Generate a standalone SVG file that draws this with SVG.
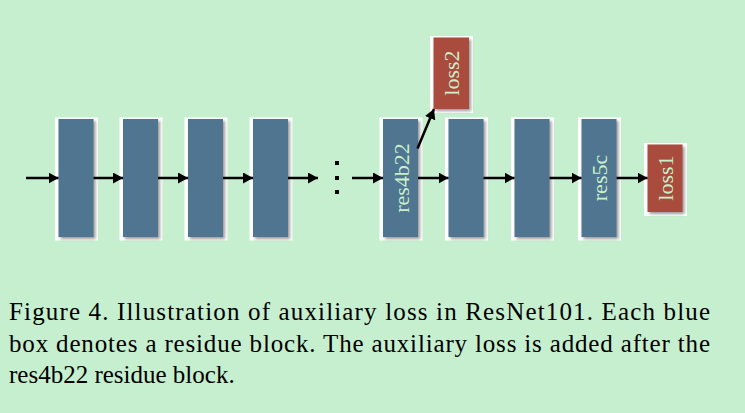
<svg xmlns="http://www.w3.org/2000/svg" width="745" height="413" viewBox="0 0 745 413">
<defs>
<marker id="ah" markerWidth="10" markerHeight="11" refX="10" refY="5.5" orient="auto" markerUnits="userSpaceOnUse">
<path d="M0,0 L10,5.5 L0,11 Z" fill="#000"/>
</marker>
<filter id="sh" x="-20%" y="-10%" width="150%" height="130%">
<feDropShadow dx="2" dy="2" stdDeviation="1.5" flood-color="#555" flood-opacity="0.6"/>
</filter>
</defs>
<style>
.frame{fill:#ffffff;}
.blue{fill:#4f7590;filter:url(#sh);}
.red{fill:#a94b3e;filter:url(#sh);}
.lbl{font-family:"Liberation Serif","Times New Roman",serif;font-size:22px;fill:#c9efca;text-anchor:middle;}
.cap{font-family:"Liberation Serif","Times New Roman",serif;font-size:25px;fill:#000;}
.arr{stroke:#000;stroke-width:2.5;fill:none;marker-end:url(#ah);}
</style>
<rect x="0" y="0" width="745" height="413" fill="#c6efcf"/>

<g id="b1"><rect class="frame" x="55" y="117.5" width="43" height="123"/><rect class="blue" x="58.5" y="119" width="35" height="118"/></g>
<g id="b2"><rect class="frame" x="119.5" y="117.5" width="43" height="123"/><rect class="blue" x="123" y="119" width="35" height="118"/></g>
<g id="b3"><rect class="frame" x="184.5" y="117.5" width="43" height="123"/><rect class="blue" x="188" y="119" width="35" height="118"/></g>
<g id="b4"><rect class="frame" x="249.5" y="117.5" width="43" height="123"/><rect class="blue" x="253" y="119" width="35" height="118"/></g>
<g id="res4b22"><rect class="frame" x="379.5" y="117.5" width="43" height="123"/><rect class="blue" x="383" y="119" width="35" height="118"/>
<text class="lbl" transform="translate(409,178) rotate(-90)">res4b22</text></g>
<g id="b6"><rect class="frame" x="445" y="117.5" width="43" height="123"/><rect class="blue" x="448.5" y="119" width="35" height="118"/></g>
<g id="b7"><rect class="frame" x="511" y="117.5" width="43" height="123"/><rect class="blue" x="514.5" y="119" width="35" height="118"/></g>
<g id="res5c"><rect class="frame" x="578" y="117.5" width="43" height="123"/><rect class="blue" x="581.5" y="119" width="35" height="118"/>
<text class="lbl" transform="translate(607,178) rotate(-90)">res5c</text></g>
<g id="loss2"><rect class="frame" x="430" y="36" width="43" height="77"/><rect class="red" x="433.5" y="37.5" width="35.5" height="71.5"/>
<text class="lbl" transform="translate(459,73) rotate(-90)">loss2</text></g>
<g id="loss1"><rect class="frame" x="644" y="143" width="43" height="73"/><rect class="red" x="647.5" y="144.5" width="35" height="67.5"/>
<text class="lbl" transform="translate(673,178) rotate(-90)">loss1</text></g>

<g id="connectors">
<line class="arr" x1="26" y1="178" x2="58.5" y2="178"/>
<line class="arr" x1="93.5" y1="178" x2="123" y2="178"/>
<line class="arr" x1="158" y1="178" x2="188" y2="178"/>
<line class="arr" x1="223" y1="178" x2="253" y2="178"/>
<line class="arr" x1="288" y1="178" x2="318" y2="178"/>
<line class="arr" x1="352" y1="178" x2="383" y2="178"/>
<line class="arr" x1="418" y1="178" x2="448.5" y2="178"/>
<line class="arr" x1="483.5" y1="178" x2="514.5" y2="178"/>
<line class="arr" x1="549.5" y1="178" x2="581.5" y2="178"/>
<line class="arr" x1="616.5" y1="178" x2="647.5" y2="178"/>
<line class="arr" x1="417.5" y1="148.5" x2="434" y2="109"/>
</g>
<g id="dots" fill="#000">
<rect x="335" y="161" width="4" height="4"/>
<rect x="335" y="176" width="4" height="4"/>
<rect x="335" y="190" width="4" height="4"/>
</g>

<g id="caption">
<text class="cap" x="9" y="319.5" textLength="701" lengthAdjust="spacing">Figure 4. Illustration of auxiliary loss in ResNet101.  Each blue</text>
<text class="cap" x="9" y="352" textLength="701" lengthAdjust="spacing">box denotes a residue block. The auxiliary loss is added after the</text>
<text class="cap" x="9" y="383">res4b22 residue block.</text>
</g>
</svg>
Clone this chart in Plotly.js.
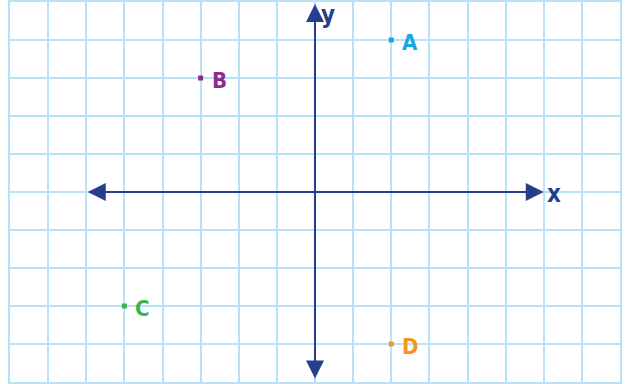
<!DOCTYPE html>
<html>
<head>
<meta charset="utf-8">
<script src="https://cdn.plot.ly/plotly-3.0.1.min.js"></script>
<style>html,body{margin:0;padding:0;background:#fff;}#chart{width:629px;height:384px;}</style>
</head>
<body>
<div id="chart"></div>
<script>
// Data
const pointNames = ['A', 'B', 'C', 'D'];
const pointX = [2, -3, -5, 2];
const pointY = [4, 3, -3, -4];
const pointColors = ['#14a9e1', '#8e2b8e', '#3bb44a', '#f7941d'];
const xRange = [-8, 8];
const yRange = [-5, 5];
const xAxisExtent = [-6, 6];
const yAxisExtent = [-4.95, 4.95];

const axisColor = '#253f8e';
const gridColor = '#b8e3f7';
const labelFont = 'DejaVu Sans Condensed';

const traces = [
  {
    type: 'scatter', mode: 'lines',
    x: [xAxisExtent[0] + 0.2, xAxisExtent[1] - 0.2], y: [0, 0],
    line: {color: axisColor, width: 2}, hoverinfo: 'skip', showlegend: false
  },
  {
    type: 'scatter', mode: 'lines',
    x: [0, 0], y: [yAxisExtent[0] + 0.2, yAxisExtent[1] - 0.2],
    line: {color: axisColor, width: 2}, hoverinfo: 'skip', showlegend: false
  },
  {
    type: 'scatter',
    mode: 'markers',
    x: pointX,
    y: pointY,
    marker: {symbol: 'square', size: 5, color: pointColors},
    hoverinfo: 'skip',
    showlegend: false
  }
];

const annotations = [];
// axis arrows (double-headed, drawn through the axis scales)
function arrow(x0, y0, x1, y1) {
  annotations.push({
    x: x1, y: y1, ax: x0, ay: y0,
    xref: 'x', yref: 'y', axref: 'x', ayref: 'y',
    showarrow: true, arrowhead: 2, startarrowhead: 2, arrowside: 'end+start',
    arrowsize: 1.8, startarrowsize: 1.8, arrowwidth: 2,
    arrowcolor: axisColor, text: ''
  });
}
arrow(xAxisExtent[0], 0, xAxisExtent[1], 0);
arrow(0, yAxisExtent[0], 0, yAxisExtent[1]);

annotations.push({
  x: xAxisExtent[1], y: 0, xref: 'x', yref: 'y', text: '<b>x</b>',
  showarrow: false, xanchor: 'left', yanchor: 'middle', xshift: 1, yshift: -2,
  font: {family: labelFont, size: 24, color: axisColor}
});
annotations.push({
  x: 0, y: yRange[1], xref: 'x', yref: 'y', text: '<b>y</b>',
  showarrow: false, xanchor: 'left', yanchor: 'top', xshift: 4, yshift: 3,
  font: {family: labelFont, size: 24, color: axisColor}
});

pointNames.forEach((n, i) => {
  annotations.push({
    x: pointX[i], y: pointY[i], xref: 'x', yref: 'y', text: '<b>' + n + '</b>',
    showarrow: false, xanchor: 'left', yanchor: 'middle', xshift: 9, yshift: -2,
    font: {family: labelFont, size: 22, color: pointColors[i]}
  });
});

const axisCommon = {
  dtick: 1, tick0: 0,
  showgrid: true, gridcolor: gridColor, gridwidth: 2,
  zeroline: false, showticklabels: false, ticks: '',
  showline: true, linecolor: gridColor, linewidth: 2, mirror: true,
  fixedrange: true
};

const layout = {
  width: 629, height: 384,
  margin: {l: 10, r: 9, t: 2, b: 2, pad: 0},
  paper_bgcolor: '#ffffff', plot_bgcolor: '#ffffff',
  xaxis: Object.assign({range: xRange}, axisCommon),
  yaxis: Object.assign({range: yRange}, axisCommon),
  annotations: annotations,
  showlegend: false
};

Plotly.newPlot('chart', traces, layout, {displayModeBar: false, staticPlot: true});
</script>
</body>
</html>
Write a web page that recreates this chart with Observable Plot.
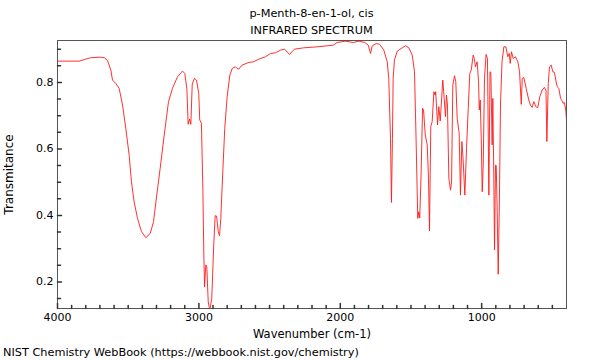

AIM OF THE EXERCISE —
Using the entries above, transcribe every line from the line containing "Clone this chart in Plotly.js." through the line containing "const yAxisExtent = [-4.95, 4.95];". Do not copy pictures.

TASK RESPONSE —
Clone this chart in Plotly.js.
<!DOCTYPE html>
<html>
<head>
<meta charset="utf-8">
<script src="https://cdn.plot.ly/plotly-3.0.1.min.js"></script>
<style>html,body{margin:0;padding:0;background:#fff;}#chart{width:629px;height:384px;}</style>
</head>
<body>
<div id="chart"></div>
<script>
// Data
const pointNames = ['A', 'B', 'C', 'D'];
const pointX = [2, -3, -5, 2];
const pointY = [4, 3, -3, -4];
const pointColors = ['#14a9e1', '#8e2b8e', '#3bb44a', '#f7941d'];
const xRange = [-8, 8];
const yRange = [-5, 5];
const xAxisExtent = [-6, 6];
const yAxisExtent = [-4.95, 4.95];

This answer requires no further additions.